A Bee and Ant nest combined

A large limb snapped out of our 8 year old Paulownia tree this week, due to the high winds experienced during a thunderstorm. The branches from the fallen limb were used in a stick pile in the garden, providing a different habitat type for beneficial organisms to visit and possibly breed in. Having a variety of habitat types in the garden encourages a wide range of creatures to take up residence.

The Paulownia tree with a limb snapped out
Our beloved 3 -legged cat Scutch on a log pile in the home garden
In woodlands, dead and decaying wood is a natural occurrence and provides essential habitat for lots of wildlife within this ecosystem. Log piles mimic fallen trees and provide shelter for hibernating small mammals and insects, worms and grubs. You will also see a succession of interesting fungi emerge over the years and within four or five years (depending on the wood and the size of the log) you will have a pile of rich soil. Toads are particularly fond of log piles as they retain moisture and often attract slugs that toads dine upon. Piles of deadwood, logs, leaf litter, and dead vegetation are also very popular with hibernating and breeding insects, beetles, woodlice and ladybirds in particular.

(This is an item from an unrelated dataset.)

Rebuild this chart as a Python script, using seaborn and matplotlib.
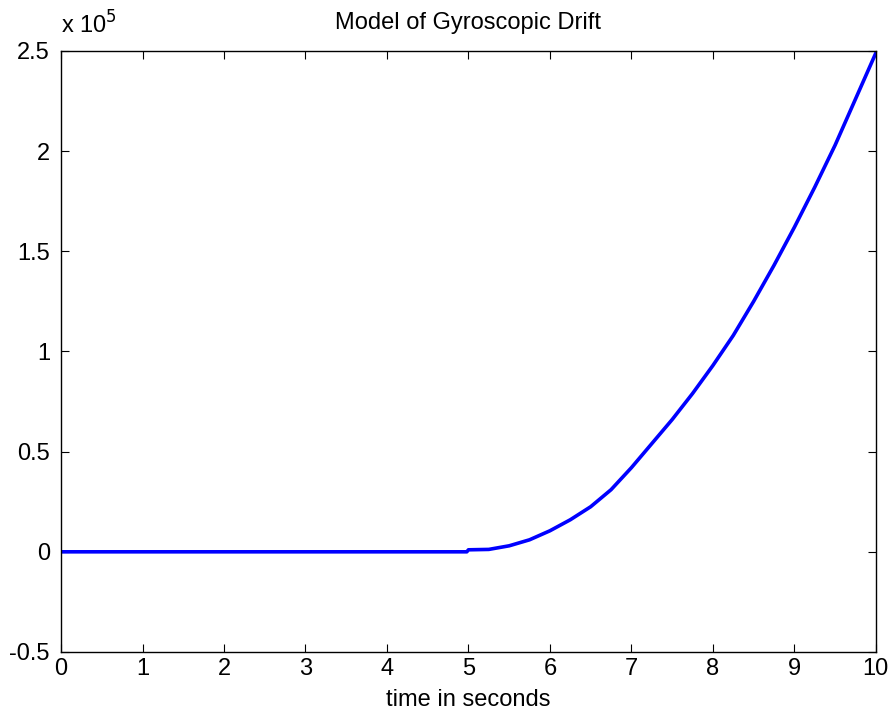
import numpy as np
import pandas as pd
import matplotlib
matplotlib.use('Agg')
import matplotlib.pyplot as plt
import seaborn as sns

# time samples (s) and drift values (units of 1e5)
time_s = [0, 1, 2, 3, 4, 4.98, 5.0, 5.25, 5.5, 5.75, 6.0, 6.25, 6.5, 6.75, 7.0,
          7.25, 7.5, 7.75, 8.0, 8.25, 8.5, 8.75, 9.0, 9.25, 9.5, 9.75, 10.0]
drift_e5 = [0, 0, 0, 0, 0, 0, 0.01, 0.012, 0.03, 0.06, 0.105, 0.16, 0.225, 0.31, 0.42,
            0.54, 0.66, 0.79, 0.93, 1.08, 1.25, 1.43, 1.62, 1.82, 2.03, 2.26, 2.49]

df = pd.DataFrame({'t': time_s, 'drift': np.array(drift_e5) * 1e5})

sns.set_style('ticks')
plt.rcParams['font.family'] = ['Liberation Sans', 'DejaVu Sans']
plt.rcParams['text.color'] = 'black'
plt.rcParams['axes.labelcolor'] = 'black'

fig = plt.figure(figsize=(8.91, 7.12), dpi=100)
ax = fig.add_axes([0.0685, 0.0843, 0.9145, 0.8441])

sns.lineplot(data=df, x='t', y='drift', color='#0000ff', linewidth=2.6, ax=ax)

ax.set_xlim(0, 10)
ax.set_ylim(-0.5e5, 2.5e5)
ax.set_xticks(range(0, 11))
yt = np.arange(-0.5, 2.51, 0.5)
ax.set_yticks(yt * 1e5)
ax.set_yticklabels(['%g' % v for v in yt])

for s in ax.spines.values():
    s.set_visible(True)
    s.set_linewidth(1.0)
    s.set_color('black')
ax.tick_params(direction='in', top=True, right=True, length=6, width=0.8,
               labelsize=17, colors='black')
ax.tick_params(axis='y', pad=8)
ax.tick_params(axis='x', pad=4)

ax.set_title('Model of Gyroscopic Drift', fontsize=17, pad=16, color='black')
ax.set_xlabel('time in seconds', fontsize=17, labelpad=7)
ax.set_ylabel('')
ax.text(0.0, 1.02, r'x 10$^{5}$', transform=ax.transAxes, fontsize=17,
        ha='left', va='bottom')

fig.savefig('out.png', dpi=100)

Shaking the Mulberries off the tree and watching them rain down into the net is always a pleasure. This year the White Mulberry – Morus alba fruit was particularly sweet and abundant. One of our ESC volunteers Rushar is trying out making fruit leathers with them. You can find out more about how the ESC project is going on the volunteers’ personal blog. and more on this incredible tree in our Essential Guide to Growing Mulberry


The Dewberry – Rubus caesius is forming a very dense mat underneath the cherry tree. Dewberry is a low growing shrub native to Europe and found in the under-story of woodland. The plant, once established, spreads readily via rhizomes making it an ideal ground cover choice as can be seen in the below photo.


Another little shady spot in the garden with Ivy and Ajuga reptans  growing in the ground and herb layers. Little nooks and crannies like this in the garden fill me with joy :)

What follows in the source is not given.